The base criteria of this proposal:
Keep it simple as far as understanding and operating the process
To be an efficient and final solution to spams
If need human participation, all neurons could participate and not only random neurons to keep decentralization at his best
I am against using the word SPAM anywhere in the NNS

Proposal:
1- The community would establish some “Valid proposal” criteria first for the governance proposals only (could be extended to other topics later if needed but I doubt)
2- The would be a 2 stages voting where the first stage would vote as if the proposal meet these criteria of a “Valid Proposal”. The 1 stage voting would last 24 hours, would not produce any rewards and the goal is to qualify the proposal only.
3- Soon as majority pass , the proposal is or either release for formal voting or rejected and ignore by the NNS

Example of those criteria could be:
The proposal has a meaningful use to the network
The proposal is in the right category of topics (So the Subnet upgrade in the Governance would be reject)
Although you may not be in favor of this proposal, you agree that the proposal is a legitimate proposal
The primary goal of the proposal is not to receive more rewards

Then the first stage voting would be: Do the proposal meet all the criteria? (or not)
If one criteria is NO, then you would vote NO to reject the proposal at stage 1.
I would recommend we have between 4 and 6 criteria maximum, to keep simplicity. This could be upgraded later on if needed.
Important to say that we would NOT vote on if the proposal is a spam or not, but vote if the proposal meet the requirements of a legitimate proposal.
It would require some programming and some time but we cannot avoid this. It would be done forever.

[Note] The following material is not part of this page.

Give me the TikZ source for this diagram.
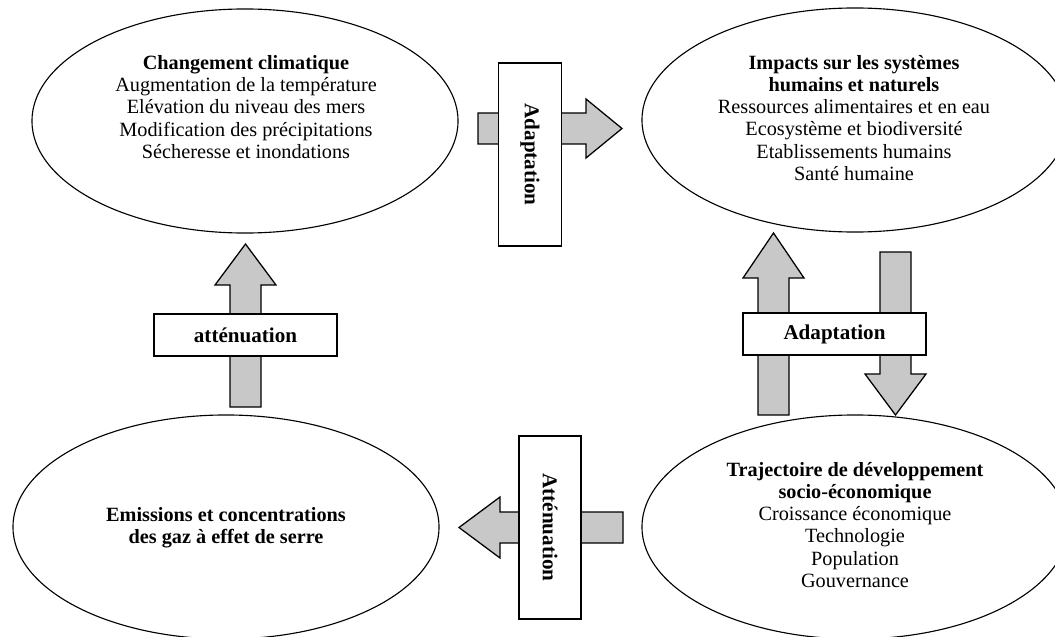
\documentclass[tikz,border=0pt]{standalone}
\usepackage{fontspec}
\setmainfont{Liberation Serif}
\usetikzlibrary{shapes.geometric}

\definecolor{flowgray}{RGB}{200,200,200}

\tikzset{
  bubble/.style={ellipse, draw, line width=0.8pt, minimum width=10.65cm, minimum height=5.6cm, inner sep=0pt},
  bubbletext/.style={align=center, font=\fontsize{14.4}{15.7}\selectfont},
  flow/.style={draw, line width=0.9pt, fill=flowgray, line join=miter},
  labelbox/.style={draw, line width=0.9pt, fill=white, inner sep=0pt, minimum width=4.575cm, minimum height=1.05cm, font=\fontsize{15}{16}\selectfont\bfseries}
}

\begin{document}
\begin{tikzpicture}[x=0.025cm, y=-0.025cm]
  \useasboundingbox (0,0) rectangle (1055,637);

  % the four ellipses
  \node[bubble] (climat) at (245,121) {};
  \node[bubble] (impacts) at (855,120) {};
  \node[bubble] (emissions) at (226,527) {};
  \node[bubble] (trajectoire) at (855,527) {};

  \node[bubbletext] (climattxt) at (246,107) {\textbf{Changement climatique}\\
    Augmentation de la température\\
    Elévation du niveau des mers\\
    Modification des précipitations\\
    Sécheresse et inondations};
  \node[bubbletext] (impactstxt) at (854,118) {\textbf{Impacts sur les systèmes}\\
    \textbf{humains et naturels}\\
    Ressources alimentaires et en eau\\
    Ecosystème et biodiversité\\
    Etablissements humains\\
    Santé humaine};
  \node[bubbletext] (emissionstxt) at (226,528) {\textbf{Emissions et concentrations}\\
    \textbf{des gaz à effet de serre}};
  \node[bubbletext] (trajectoiretxt) at (855,525) {\textbf{Trajectoire de développement}\\
    \textbf{socio-économique}\\
    Croissance économique\\
    Technologie\\
    Population\\
    Gouvernance};

  % block arrows
  \draw[flow] (478,113) -- (586,113) -- (586,99) -- (622,128.5) -- (586,158) -- (586,144) -- (478,144) -- cycle;
  \draw[flow] (230,407) -- (230,285) -- (215,285) -- (245.5,244) -- (276,285) -- (261,285) -- (261,407) -- cycle;
  \draw[flow] (758,415) -- (758,278) -- (743,278) -- (773.5,233) -- (804,278) -- (789,278) -- (789,415) -- cycle;
  \draw[flow] (880,252) -- (880,374) -- (865,374) -- (895.5,415) -- (926,374) -- (911,374) -- (911,252) -- cycle;
  \draw[flow] (623,512) -- (500,512) -- (500,497) -- (459,527.5) -- (500,558) -- (500,543) -- (623,543) -- cycle;

  % labels on the arrows
  \node[labelbox, rotate=-90, minimum height=1.575cm] (adapttop) at (530,154.5) {Adaptation};
  \node[labelbox] (attleft) at (245.5,335) {atténuation};
  \node[labelbox] (adaptright) at (834.5,334) {Adaptation};
  \node[labelbox, rotate=-90, minimum height=1.55cm] (attbottom) at (550,527.5) {Atténuation};
\end{tikzpicture}
\end{document}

If this make sense to some people here, we could start a new thread. If not, fine, we will keep trying solution to remove spams. I really think it is important to remove spams for the reputation of this great blockchain network.

2 Likes

I consider " the ability of an individual to petition the government to address a perceived wrong OR improve the government as well as the capability of the government to be transparent in it’s decision making process to such petition pre-facto" to be an fundamental right in a thriving modern democracy. EDIT: This is the free speech that i am referring to.

Of course you can see how this translates easily to NNS.

1 Like

Small correction, cycle dao voted on 56592 (the spam faked as a legit update) and it looks like they have about 25M vp following them.

2 Likes

I don’t like making more work when I feel we don’t need to change anything and let the NNS simply to do the work:

Every spam proposal I see within the NNS has a proposer number that is replicated over other different proposals that is a unique number given to the proposer.

I would suggest that we add another filter to the NNS that adds a proposer number to the filter list when a proposal is rejected with a percent greater than some number.

A proposer is taken off the filter list after a time period to be able to submit again.

During a timeout the proposer is not disadvantaged from voting.

I would also suggest that the time period be increased after a certain number of rejections that are also increased by the number of rejections thereafter.

That is exploitable, if needed, the same person could go as far as making a new Internet Identity every time they make a proposal if they wanted to.